ニュルンベルクの鉄の処女について解説する。実在の記録や伝説についても記述した。
現存する鉄の処女
現存する鉄の処女は、1828年に作られた複製である。1944年の空襲で破壊・焼失した。
人なかたちをした容器であり、内部にトゲを設置してある。これを閉めると、内部の罪人に刺さって痛みを与える。
内部では罪人は直立し宙吊りになる。じつは後ろからも開閉できるが、開けても罪人は逃げられない。分厚い壁は悲鳴が漏れないようにするため。
拷問と処刑両方に使われたと想像される。
鉄の処女 使用記録
数少ないが使用記録は残っている。
1515年の記録
1515年8月15日、偽金づくりの罪人が処刑された。
とげのつける場所は変えられたのではないかと予想される。これでも使用されたから数十年後らしい。
ただし、この記録じたいも1886年のニュルンベルク所蔵の「ドイツの遺産」にあるものである。
1784年の記録
旅行案内「ニュルンベルクの見所と街路図」に、鉄の処女の解説がある。
このときすでに、見所として紹介されるような昔のものというあつかいであることがわかる。

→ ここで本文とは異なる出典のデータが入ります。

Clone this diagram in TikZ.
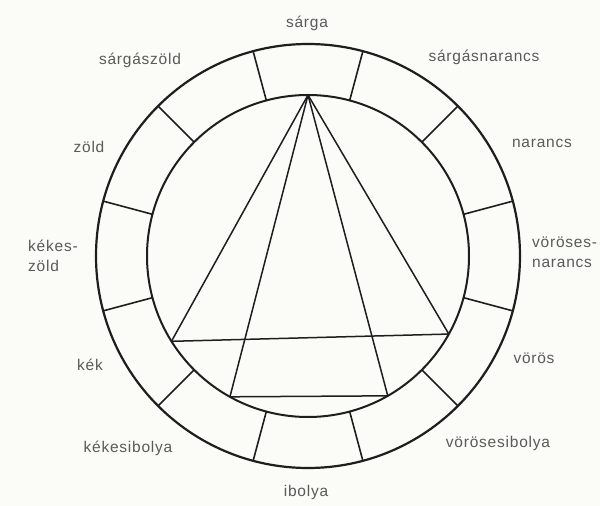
\documentclass[tikz,border=0pt]{standalone}
\usepackage{fontspec}
\setmainfont{Liberation Sans}[LetterSpace=5]
\usetikzlibrary{calc}
\definecolor{ink}{HTML}{1E1E1E}
\definecolor{txt}{HTML}{5A5A5A}
\definecolor{paper}{HTML}{FBFBF8}
\begin{document}
\begin{tikzpicture}[x=1pt,y=1pt,
  ring/.style={draw=ink,line width=2.2pt},
  divider/.style={draw=ink,line width=1.6pt},
  triline/.style={draw=ink,line width=1.5pt,line join=round},
  lbl/.style={text=txt,font=\fontsize{15.5}{20}\selectfont,inner sep=0pt,align=left}]
\fill[paper] (0,0) rectangle (600,506);
\useasboundingbox (0,0) rectangle (600,506);
\coordinate (C) at (308,250);
% rings
\draw[ring] (C) circle[radius=212];
\draw[ring,line width=2pt] (C) circle[radius=161];
% dividers
\foreach \a in {15,45,...,345}{
  \draw[divider] ($(C)+(\a:161pt)$) -- ($(C)+(\a:212pt)$);
}
% triangle vertices
\coordinate (Y) at ($(C)+(90:161pt)$);
\coordinate (B) at ($(C)+(212:161pt)$);
\coordinate (R) at ($(C)+(331:161pt)$);
\coordinate (BV) at ($(C)+(241:161pt)$);
\coordinate (RV) at ($(C)+(299.7:161pt)$);
\draw[triline] (Y) -- (B) -- (R) -- cycle;
\draw[triline] (Y) -- (BV) -- (RV) -- cycle;
% labels
\node[lbl] (l1) at (307,483) {sárga};
\node[lbl] (l2) at (140,446) {sárgászöld};
\node[lbl] (l3) at (484,449) {sárgásnarancs};
\node[lbl] (l4) at (89,359) {zöld};
\node[lbl] (l5) at (542,363) {narancs};
\node[lbl,anchor=west] (l6) at (28,250) {kékes-\\zöld};
\node[lbl,anchor=west] (l7) at (532,254) {vöröses-\\narancs};
\node[lbl] (l8) at (90,141) {kék};
\node[lbl] (l9) at (534,148) {vörös};
\node[lbl] (l10) at (128,58) {kékesibolya};
\node[lbl] (l11) at (498,63) {vörösesibolya};
\node[lbl] (l12) at (306,14) {ibolya};
\end{tikzpicture}
\end{document}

フレデリックバルバロッサはローマ帝国の皇帝であるので、かなり昔に作られたといううわさがあったことがわかる。
鉄の処女の伝説
エリザベート・バートリの伝説
バートリは自分の美貌のために少女をこの装置で殺した、またはそのために装置を作った、という伝説があるが、上に書いている処刑記録が確かならば、バートリより前の時代に作られたことがわかる。
本当は実在しなかった説の登場
文献は19世紀の研究にもとづいており、ロマン主義思想や民間伝承に影響されており、真実ではないともされる。また、現存するものは当時のものではないというのもこの説に影響している。
やっぱり実在していた?
ニュルンベルクに存在していた記録が一応当時からからあるので、実在していたこたは確かであるとおもわれる。また、使用事例も少数ながら実際にあったと考えられる。少なくとも、使用の噂があったことは確からしい。
空襲がなければ実物を検討することも可能だったはずである。それだけに焼失はおしい。